WRITTEN PROBLEM >>
Reproduce exactly the lines starting at the line that contains "Give me the Plotly source for this chart." and ending at the line that contains "import plotly.graph_objects as go". Omit pictures.

START EXCERPTED RECORDS

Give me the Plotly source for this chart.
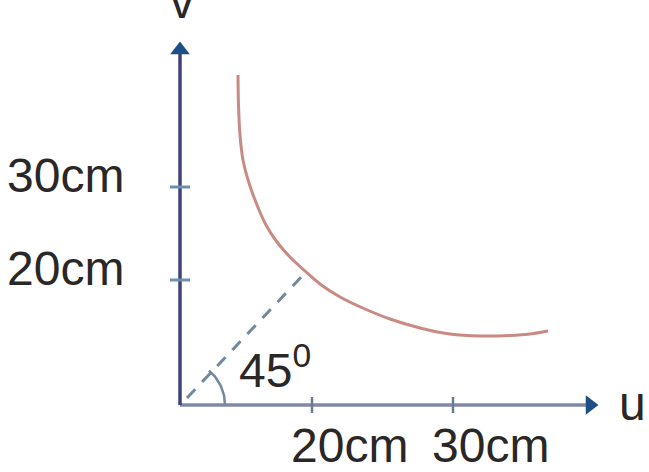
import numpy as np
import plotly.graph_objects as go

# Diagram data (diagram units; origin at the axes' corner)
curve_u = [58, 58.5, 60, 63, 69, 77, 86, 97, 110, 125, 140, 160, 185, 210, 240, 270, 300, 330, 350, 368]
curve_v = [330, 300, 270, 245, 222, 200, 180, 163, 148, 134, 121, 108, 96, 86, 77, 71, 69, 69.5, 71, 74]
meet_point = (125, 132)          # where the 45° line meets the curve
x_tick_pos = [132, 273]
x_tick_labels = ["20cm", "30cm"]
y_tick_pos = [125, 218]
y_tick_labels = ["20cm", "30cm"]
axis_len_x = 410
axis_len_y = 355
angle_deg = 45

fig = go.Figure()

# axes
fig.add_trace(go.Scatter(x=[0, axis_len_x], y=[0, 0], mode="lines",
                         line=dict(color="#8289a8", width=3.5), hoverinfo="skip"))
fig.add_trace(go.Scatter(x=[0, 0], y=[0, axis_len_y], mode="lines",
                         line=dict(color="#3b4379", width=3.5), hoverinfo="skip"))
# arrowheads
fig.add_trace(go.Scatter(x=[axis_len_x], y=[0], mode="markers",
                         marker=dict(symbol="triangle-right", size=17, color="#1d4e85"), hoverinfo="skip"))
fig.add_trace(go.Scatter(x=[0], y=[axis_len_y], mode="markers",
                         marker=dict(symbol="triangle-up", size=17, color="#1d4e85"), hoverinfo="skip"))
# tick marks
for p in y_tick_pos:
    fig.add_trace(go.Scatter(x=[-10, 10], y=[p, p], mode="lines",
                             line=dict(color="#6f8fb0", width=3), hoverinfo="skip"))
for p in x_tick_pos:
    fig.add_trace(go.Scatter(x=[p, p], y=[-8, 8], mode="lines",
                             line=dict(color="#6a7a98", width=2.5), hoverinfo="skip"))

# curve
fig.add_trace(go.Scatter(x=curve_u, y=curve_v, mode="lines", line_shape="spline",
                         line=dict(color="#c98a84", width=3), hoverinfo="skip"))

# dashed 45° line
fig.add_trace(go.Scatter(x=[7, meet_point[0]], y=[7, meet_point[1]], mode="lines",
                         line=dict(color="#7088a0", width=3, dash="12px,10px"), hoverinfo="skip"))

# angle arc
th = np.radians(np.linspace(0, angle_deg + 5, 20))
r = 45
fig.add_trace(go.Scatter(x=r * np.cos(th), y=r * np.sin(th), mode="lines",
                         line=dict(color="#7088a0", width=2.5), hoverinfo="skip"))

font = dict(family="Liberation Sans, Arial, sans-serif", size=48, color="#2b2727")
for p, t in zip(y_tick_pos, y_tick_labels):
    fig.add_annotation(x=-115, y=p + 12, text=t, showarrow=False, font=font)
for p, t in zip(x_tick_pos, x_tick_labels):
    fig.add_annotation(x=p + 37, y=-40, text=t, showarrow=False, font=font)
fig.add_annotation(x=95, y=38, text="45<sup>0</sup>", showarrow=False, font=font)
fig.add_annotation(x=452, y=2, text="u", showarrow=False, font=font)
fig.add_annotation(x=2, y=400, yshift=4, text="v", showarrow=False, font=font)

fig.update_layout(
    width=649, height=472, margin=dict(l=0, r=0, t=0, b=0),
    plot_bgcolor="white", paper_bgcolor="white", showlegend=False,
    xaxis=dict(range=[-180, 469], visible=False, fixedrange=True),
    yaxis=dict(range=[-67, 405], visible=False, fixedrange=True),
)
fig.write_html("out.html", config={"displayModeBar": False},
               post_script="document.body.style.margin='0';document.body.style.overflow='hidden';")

END EXCERPTED RECORDS
START EXCERPTED RECORDS

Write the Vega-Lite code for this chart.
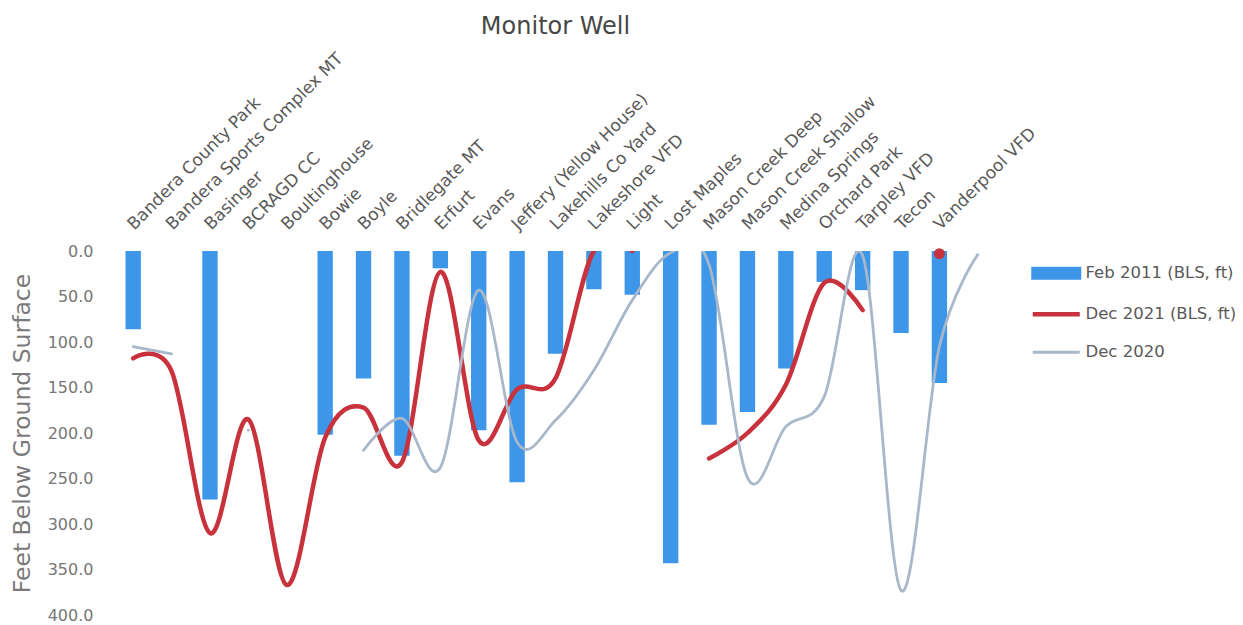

END EXCERPTED RECORDS

FINISHED EXERCISE >>
Give me the Plotly source for this chart.
import numpy as np
import plotly.graph_objects as go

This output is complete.